Problem requirements.
Reproduce the entire listing word for word.

■ ■ ■

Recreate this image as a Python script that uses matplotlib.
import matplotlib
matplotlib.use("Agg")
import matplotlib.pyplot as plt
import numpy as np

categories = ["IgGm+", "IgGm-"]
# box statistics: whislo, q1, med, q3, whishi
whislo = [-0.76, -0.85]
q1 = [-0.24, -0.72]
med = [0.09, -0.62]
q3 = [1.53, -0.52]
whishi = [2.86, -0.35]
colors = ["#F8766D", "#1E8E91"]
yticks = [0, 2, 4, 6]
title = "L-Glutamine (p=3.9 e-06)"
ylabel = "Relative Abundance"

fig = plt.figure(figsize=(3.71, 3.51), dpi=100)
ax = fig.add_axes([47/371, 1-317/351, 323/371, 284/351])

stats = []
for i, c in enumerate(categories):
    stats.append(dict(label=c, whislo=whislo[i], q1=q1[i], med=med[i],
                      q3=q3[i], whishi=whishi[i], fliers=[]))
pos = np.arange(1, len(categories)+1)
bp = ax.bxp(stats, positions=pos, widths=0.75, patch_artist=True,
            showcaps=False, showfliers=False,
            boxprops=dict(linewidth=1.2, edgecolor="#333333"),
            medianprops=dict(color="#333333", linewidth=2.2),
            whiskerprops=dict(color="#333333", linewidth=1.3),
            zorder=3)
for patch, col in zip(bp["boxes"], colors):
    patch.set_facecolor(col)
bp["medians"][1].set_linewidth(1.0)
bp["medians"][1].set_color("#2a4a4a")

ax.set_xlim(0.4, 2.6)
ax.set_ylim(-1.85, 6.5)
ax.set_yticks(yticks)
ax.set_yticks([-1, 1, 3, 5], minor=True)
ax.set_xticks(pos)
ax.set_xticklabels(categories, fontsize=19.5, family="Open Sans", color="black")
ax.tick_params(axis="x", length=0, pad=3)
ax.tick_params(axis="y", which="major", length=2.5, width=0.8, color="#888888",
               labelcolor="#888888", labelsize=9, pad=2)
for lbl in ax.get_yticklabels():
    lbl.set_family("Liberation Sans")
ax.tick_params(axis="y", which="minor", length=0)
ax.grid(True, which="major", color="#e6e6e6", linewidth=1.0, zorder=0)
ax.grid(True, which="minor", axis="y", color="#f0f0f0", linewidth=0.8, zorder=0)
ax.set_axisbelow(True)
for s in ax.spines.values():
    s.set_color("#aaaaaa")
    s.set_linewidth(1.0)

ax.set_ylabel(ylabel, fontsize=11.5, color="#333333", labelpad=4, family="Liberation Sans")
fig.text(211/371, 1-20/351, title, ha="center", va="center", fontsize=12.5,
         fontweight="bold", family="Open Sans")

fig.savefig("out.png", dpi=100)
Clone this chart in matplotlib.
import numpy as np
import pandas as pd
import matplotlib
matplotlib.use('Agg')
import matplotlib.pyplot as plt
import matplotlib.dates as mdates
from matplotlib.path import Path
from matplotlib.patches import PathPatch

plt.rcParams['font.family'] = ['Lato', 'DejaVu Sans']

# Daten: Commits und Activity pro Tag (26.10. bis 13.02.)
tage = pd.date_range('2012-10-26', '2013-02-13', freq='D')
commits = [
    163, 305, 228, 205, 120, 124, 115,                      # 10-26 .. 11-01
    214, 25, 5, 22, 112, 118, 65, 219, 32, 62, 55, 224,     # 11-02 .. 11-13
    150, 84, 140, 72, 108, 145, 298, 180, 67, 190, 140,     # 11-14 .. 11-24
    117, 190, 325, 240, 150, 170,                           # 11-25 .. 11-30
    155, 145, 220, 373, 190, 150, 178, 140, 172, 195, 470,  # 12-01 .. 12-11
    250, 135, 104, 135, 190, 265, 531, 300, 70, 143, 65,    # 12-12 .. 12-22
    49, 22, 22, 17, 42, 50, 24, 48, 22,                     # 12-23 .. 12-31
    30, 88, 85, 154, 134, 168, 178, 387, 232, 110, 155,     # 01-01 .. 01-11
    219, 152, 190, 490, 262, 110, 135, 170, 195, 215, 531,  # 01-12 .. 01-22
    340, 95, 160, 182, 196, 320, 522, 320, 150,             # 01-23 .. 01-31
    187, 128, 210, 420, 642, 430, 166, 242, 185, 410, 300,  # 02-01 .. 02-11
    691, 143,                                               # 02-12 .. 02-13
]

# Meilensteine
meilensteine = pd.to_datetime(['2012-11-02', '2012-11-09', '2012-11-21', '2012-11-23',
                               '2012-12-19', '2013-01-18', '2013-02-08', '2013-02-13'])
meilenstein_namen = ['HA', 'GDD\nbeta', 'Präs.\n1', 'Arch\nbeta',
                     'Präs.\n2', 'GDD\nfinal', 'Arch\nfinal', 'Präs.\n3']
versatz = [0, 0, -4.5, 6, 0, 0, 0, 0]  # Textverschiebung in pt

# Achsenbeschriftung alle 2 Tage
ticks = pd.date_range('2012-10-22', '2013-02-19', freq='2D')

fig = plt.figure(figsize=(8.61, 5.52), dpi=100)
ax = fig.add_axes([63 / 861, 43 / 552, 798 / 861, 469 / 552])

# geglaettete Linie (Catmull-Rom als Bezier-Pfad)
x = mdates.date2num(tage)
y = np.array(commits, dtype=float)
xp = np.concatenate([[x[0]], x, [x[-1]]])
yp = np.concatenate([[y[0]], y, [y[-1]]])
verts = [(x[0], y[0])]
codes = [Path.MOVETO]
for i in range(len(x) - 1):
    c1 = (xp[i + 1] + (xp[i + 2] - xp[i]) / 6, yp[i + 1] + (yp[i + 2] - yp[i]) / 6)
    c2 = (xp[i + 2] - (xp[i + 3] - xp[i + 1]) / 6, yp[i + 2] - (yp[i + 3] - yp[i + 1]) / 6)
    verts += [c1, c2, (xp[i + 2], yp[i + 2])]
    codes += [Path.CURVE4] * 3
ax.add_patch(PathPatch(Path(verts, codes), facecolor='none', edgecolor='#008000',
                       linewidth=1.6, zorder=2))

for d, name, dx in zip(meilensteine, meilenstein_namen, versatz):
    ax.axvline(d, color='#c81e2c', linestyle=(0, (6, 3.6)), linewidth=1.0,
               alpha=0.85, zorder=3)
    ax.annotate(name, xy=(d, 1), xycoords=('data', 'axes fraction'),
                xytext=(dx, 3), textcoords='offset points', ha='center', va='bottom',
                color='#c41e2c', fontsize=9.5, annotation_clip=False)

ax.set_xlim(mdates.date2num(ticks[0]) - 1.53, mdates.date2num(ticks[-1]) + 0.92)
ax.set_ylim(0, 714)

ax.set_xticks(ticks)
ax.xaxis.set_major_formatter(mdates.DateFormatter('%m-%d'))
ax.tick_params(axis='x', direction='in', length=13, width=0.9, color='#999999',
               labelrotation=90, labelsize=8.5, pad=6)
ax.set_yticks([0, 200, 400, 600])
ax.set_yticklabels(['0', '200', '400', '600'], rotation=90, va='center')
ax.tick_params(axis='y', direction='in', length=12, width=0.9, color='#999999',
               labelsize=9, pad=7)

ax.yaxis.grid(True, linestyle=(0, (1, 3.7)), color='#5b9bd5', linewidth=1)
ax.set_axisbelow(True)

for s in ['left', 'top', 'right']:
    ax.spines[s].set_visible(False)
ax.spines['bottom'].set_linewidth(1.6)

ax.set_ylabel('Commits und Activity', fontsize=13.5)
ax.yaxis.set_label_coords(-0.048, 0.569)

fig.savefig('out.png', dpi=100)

■ ■ ■

Answer to the task.
Recreate this image as a Python script that uses matplotlib.
import matplotlib
matplotlib.use("Agg")
import matplotlib.pyplot as plt
import numpy as np

categories = ["IgGm+", "IgGm-"]
# box statistics: whislo, q1, med, q3, whishi
whislo = [-0.76, -0.85]
q1 = [-0.24, -0.72]
med = [0.09, -0.62]
q3 = [1.53, -0.52]
whishi = [2.86, -0.35]
colors = ["#F8766D", "#1E8E91"]
yticks = [0, 2, 4, 6]
title = "L-Glutamine (p=3.9 e-06)"
ylabel = "Relative Abundance"

fig = plt.figure(figsize=(3.71, 3.51), dpi=100)
ax = fig.add_axes([47/371, 1-317/351, 323/371, 284/351])

stats = []
for i, c in enumerate(categories):
    stats.append(dict(label=c, whislo=whislo[i], q1=q1[i], med=med[i],
                      q3=q3[i], whishi=whishi[i], fliers=[]))
pos = np.arange(1, len(categories)+1)
bp = ax.bxp(stats, positions=pos, widths=0.75, patch_artist=True,
            showcaps=False, showfliers=False,
            boxprops=dict(linewidth=1.2, edgecolor="#333333"),
            medianprops=dict(color="#333333", linewidth=2.2),
            whiskerprops=dict(color="#333333", linewidth=1.3),
            zorder=3)
for patch, col in zip(bp["boxes"], colors):
    patch.set_facecolor(col)
bp["medians"][1].set_linewidth(1.0)
bp["medians"][1].set_color("#2a4a4a")

ax.set_xlim(0.4, 2.6)
ax.set_ylim(-1.85, 6.5)
ax.set_yticks(yticks)
ax.set_yticks([-1, 1, 3, 5], minor=True)
ax.set_xticks(pos)
ax.set_xticklabels(categories, fontsize=19.5, family="Open Sans", color="black")
ax.tick_params(axis="x", length=0, pad=3)
ax.tick_params(axis="y", which="major", length=2.5, width=0.8, color="#888888",
               labelcolor="#888888", labelsize=9, pad=2)
for lbl in ax.get_yticklabels():
    lbl.set_family("Liberation Sans")
ax.tick_params(axis="y", which="minor", length=0)
ax.grid(True, which="major", color="#e6e6e6", linewidth=1.0, zorder=0)
ax.grid(True, which="minor", axis="y", color="#f0f0f0", linewidth=0.8, zorder=0)
ax.set_axisbelow(True)
for s in ax.spines.values():
    s.set_color("#aaaaaa")
    s.set_linewidth(1.0)

ax.set_ylabel(ylabel, fontsize=11.5, color="#333333", labelpad=4, family="Liberation Sans")
fig.text(211/371, 1-20/351, title, ha="center", va="center", fontsize=12.5,
         fontweight="bold", family="Open Sans")

fig.savefig("out.png", dpi=100)
Clone this chart in matplotlib.
import numpy as np
import pandas as pd
import matplotlib
matplotlib.use('Agg')
import matplotlib.pyplot as plt
import matplotlib.dates as mdates
from matplotlib.path import Path
from matplotlib.patches import PathPatch

plt.rcParams['font.family'] = ['Lato', 'DejaVu Sans']

# Daten: Commits und Activity pro Tag (26.10. bis 13.02.)
tage = pd.date_range('2012-10-26', '2013-02-13', freq='D')
commits = [
    163, 305, 228, 205, 120, 124, 115,                      # 10-26 .. 11-01
    214, 25, 5, 22, 112, 118, 65, 219, 32, 62, 55, 224,     # 11-02 .. 11-13
    150, 84, 140, 72, 108, 145, 298, 180, 67, 190, 140,     # 11-14 .. 11-24
    117, 190, 325, 240, 150, 170,                           # 11-25 .. 11-30
    155, 145, 220, 373, 190, 150, 178, 140, 172, 195, 470,  # 12-01 .. 12-11
    250, 135, 104, 135, 190, 265, 531, 300, 70, 143, 65,    # 12-12 .. 12-22
    49, 22, 22, 17, 42, 50, 24, 48, 22,                     # 12-23 .. 12-31
    30, 88, 85, 154, 134, 168, 178, 387, 232, 110, 155,     # 01-01 .. 01-11
    219, 152, 190, 490, 262, 110, 135, 170, 195, 215, 531,  # 01-12 .. 01-22
    340, 95, 160, 182, 196, 320, 522, 320, 150,             # 01-23 .. 01-31
    187, 128, 210, 420, 642, 430, 166, 242, 185, 410, 300,  # 02-01 .. 02-11
    691, 143,                                               # 02-12 .. 02-13
]

# Meilensteine
meilensteine = pd.to_datetime(['2012-11-02', '2012-11-09', '2012-11-21', '2012-11-23',
                               '2012-12-19', '2013-01-18', '2013-02-08', '2013-02-13'])
meilenstein_namen = ['HA', 'GDD\nbeta', 'Präs.\n1', 'Arch\nbeta',
                     'Präs.\n2', 'GDD\nfinal', 'Arch\nfinal', 'Präs.\n3']
versatz = [0, 0, -4.5, 6, 0, 0, 0, 0]  # Textverschiebung in pt

# Achsenbeschriftung alle 2 Tage
ticks = pd.date_range('2012-10-22', '2013-02-19', freq='2D')

fig = plt.figure(figsize=(8.61, 5.52), dpi=100)
ax = fig.add_axes([63 / 861, 43 / 552, 798 / 861, 469 / 552])

# geglaettete Linie (Catmull-Rom als Bezier-Pfad)
x = mdates.date2num(tage)
y = np.array(commits, dtype=float)
xp = np.concatenate([[x[0]], x, [x[-1]]])
yp = np.concatenate([[y[0]], y, [y[-1]]])
verts = [(x[0], y[0])]
codes = [Path.MOVETO]
for i in range(len(x) - 1):
    c1 = (xp[i + 1] + (xp[i + 2] - xp[i]) / 6, yp[i + 1] + (yp[i + 2] - yp[i]) / 6)
    c2 = (xp[i + 2] - (xp[i + 3] - xp[i + 1]) / 6, yp[i + 2] - (yp[i + 3] - yp[i + 1]) / 6)
    verts += [c1, c2, (xp[i + 2], yp[i + 2])]
    codes += [Path.CURVE4] * 3
ax.add_patch(PathPatch(Path(verts, codes), facecolor='none', edgecolor='#008000',
                       linewidth=1.6, zorder=2))

for d, name, dx in zip(meilensteine, meilenstein_namen, versatz):
    ax.axvline(d, color='#c81e2c', linestyle=(0, (6, 3.6)), linewidth=1.0,
               alpha=0.85, zorder=3)
    ax.annotate(name, xy=(d, 1), xycoords=('data', 'axes fraction'),
                xytext=(dx, 3), textcoords='offset points', ha='center', va='bottom',
                color='#c41e2c', fontsize=9.5, annotation_clip=False)

ax.set_xlim(mdates.date2num(ticks[0]) - 1.53, mdates.date2num(ticks[-1]) + 0.92)
ax.set_ylim(0, 714)

ax.set_xticks(ticks)
ax.xaxis.set_major_formatter(mdates.DateFormatter('%m-%d'))
ax.tick_params(axis='x', direction='in', length=13, width=0.9, color='#999999',
               labelrotation=90, labelsize=8.5, pad=6)
ax.set_yticks([0, 200, 400, 600])
ax.set_yticklabels(['0', '200', '400', '600'], rotation=90, va='center')
ax.tick_params(axis='y', direction='in', length=12, width=0.9, color='#999999',
               labelsize=9, pad=7)

ax.yaxis.grid(True, linestyle=(0, (1, 3.7)), color='#5b9bd5', linewidth=1)
ax.set_axisbelow(True)

for s in ['left', 'top', 'right']:
    ax.spines[s].set_visible(False)
ax.spines['bottom'].set_linewidth(1.6)

ax.set_ylabel('Commits und Activity', fontsize=13.5)
ax.yaxis.set_label_coords(-0.048, 0.569)

fig.savefig('out.png', dpi=100)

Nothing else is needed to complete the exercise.